Лицо Джека исказилось страхом.
— Нет, — выдавил он, — я не хочу опять попасть в тюрьму!
— Что ты, Джекки, кто же желает этого, но ведь я даже не знаю, чем ты болен, как помочь тебе! — чуть не плача, взмолилась женщина. Она смотрела на него с содроганием… Как он бедно одет, как ужасно выглядит — воспаленные глаза, нездоровый цвет исхудавшего лица, бледные губы, волосы, спутанные и грязные!.. Рваные серые тряпки служили ему простынями.
«Господи! — подумала она. — Это на моей совести: я не должна была такого допустить!»
— Чем бы я ни был болен, я поправлюсь, если ты хочешь этого, Агнес… Если ты… будешь ко мне приходить.
— Конечно, я хочу этого, Джекки! И я обещаю приходить так часто, как только смогу. Я куплю лекарства, принесу тебе поесть, я все-все для тебя сделаю! Тебе нужно было давно уже послать за мной! — мягко проговорила она. — Я бы обязательно пришла, если бы узнала, что тебе требуется помощь!
— Раньше в этом не было необходимости.
Агнессе хотелось еще добавить, что это, конечно же, всего лишь дружеская помощь, и не более, но она ничего не сказала. Слова эти она всегда успеет произнести, сейчас лучше подумать о другом.
Она украдкой взглянула на маленькие часики: времени в ее распоряжении оставалось не так уж много. И завтра непременно нужно приехать сюда! Она ничем не могла помочь Джеку все эти годы и теперь должна расплатиться с ним сполна — Агнесса решила это сразу и твердо. И она непременно ему поможет, если… если только не поздно. Агнесса совсем не думала в эту минуту об Орвиле, о своей семье, не думала ни о чем таком; в тот момент, когда она будет переступать порог комнаты, в которой сидит сейчас, все остальное… придется оставлять за порогом.
Джек закрыл глаза. Агнесса могла противостоять наглости, злобе, но беспомощность этого человека ее полностью обезоруживала. Она взяла его за руку, уже не боясь обнаружить какие-то лишние чувства.
— Душно… Открой, пожалуйста, окно, — попросил он. — Я тут как-то пытался и не мог…

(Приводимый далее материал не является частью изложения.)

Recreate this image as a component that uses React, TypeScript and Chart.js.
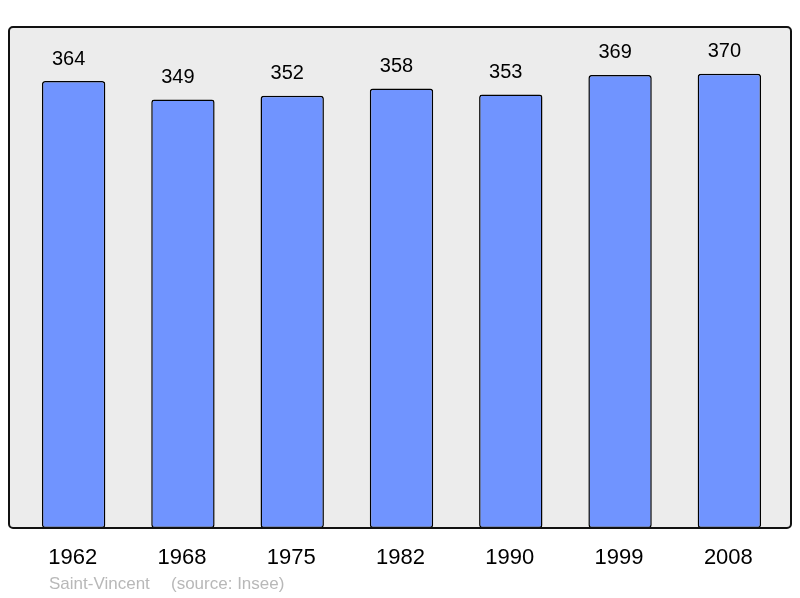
import React, { useEffect, useRef } from "react";
import { Chart, registerables } from "chart.js";

Chart.register(...registerables);

const years = ["1962", "1968", "1975", "1982", "1990", "1999", "2008"];
const population = [364, 349, 352, 358, 353, 369, 370];
const footerCommune = "Saint-Vincent";
const footerSource = "(source: Insee)";

const BOX = { left: 9, top: 27, right: 791, bottom: 528 };
const FONT = "'Liberation Sans', Arial, sans-serif";

const decorPlugin = {
  id: "decor",
  beforeDraw(chart: any) {
    const ctx = chart.ctx;
    ctx.save();
    ctx.fillStyle = "#ffffff";
    ctx.fillRect(0, 0, chart.width, chart.height);
    ctx.beginPath();
    ctx.roundRect(BOX.left, BOX.top, BOX.right - BOX.left, BOX.bottom - BOX.top, 4);
    ctx.fillStyle = "#ececec";
    ctx.fill();
    ctx.restore();
  },
  afterDatasetsDraw(chart: any) {
    const ctx = chart.ctx;
    ctx.save();
    ctx.beginPath();
    ctx.roundRect(BOX.left, BOX.top, BOX.right - BOX.left, BOX.bottom - BOX.top, 4);
    ctx.lineWidth = 2;
    ctx.strokeStyle = "#111111";
    ctx.stroke();

    const meta = chart.getDatasetMeta(0);
    const xScale = chart.scales.x;
    ctx.fillStyle = "#000000";
    ctx.textAlign = "center";
    ctx.textBaseline = "middle";
    ctx.font = `20px ${FONT}`;
    meta.data.forEach((bar: any, i: number) => {
      ctx.fillText(String(population[i]), bar.x - 5, bar.y - 22);
    });
    ctx.font = `22px ${FONT}`;
    years.forEach((y, i) => {
      ctx.fillText(y, xScale.getPixelForValue(i) - 1, 558);
    });
    ctx.fillStyle = "#b8b8b8";
    ctx.font = `17px ${FONT}`;
    ctx.textAlign = "left";
    ctx.fillText(footerCommune, 49, 584);
    ctx.fillText(footerSource, 171, 584);
    ctx.restore();
  },
};

export default function App() {
  const ref = useRef<HTMLCanvasElement | null>(null);
  useEffect(() => {
    if (!ref.current) return;
    const chart = new Chart(ref.current, {
      type: "bar",
      data: {
        labels: years,
        datasets: [
          {
            data: population,
            backgroundColor: "#7094ff",
            borderColor: "#000000",
            borderWidth: 1.5,
            borderRadius: 3,
            borderSkipped: false,
            categoryPercentage: 1,
            barPercentage: 0.58,
          },
        ],
      },
      options: {
        animation: false,
        responsive: false,
        devicePixelRatio: 1,
        layout: { padding: { left: 19, right: 16, top: 27, bottom: 70 } },
        plugins: { legend: { display: false }, tooltip: { enabled: false } },
        scales: {
          x: { display: false, offset: true },
          y: { display: false, min: 0, max: 408 },
        },
      },
      plugins: [decorPlugin],
    });
    return () => chart.destroy();
  }, []);
  return (
    <div style={{ position: "fixed", left: 0, top: 0, width: 800, height: 598 }}>
      <canvas ref={ref} width={800} height={598} style={{ width: 800, height: 598 }} />
    </div>
  );
}
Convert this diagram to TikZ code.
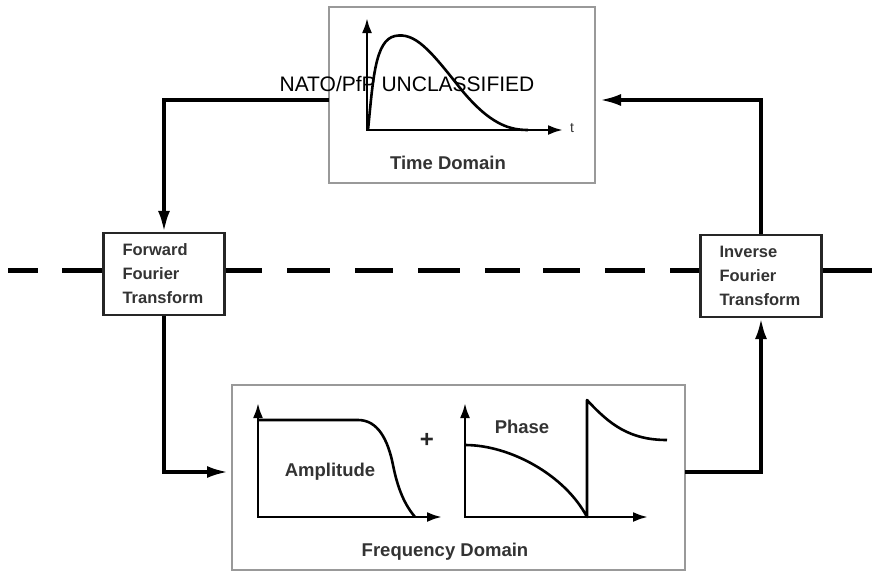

Агнесса встала, подошла к окошку, подергала раму, потом, приложив небольшое усилие, распахнула ее. Свежий воздух проник в помещение, но она задыхалась, ей было страшно, она не могла унять внезапно возникшую, во всем теле судорожную дрожь. Она вспомнила прииск, холодную зиму, себя, семнадцатилетнюю девушку: этот человек не ел и не спал, часами просиживая возле нее, больной; он поправлял подушки, кормил ее с ложки и заставлял пить лекарство. Этот человек лежал сейчас перед нею почти неузнаваемый, ему было уже около тридцати, но он ничего не значил в этом мире, казалось удивительным, что он до сих пор еще живет, вернее, существует.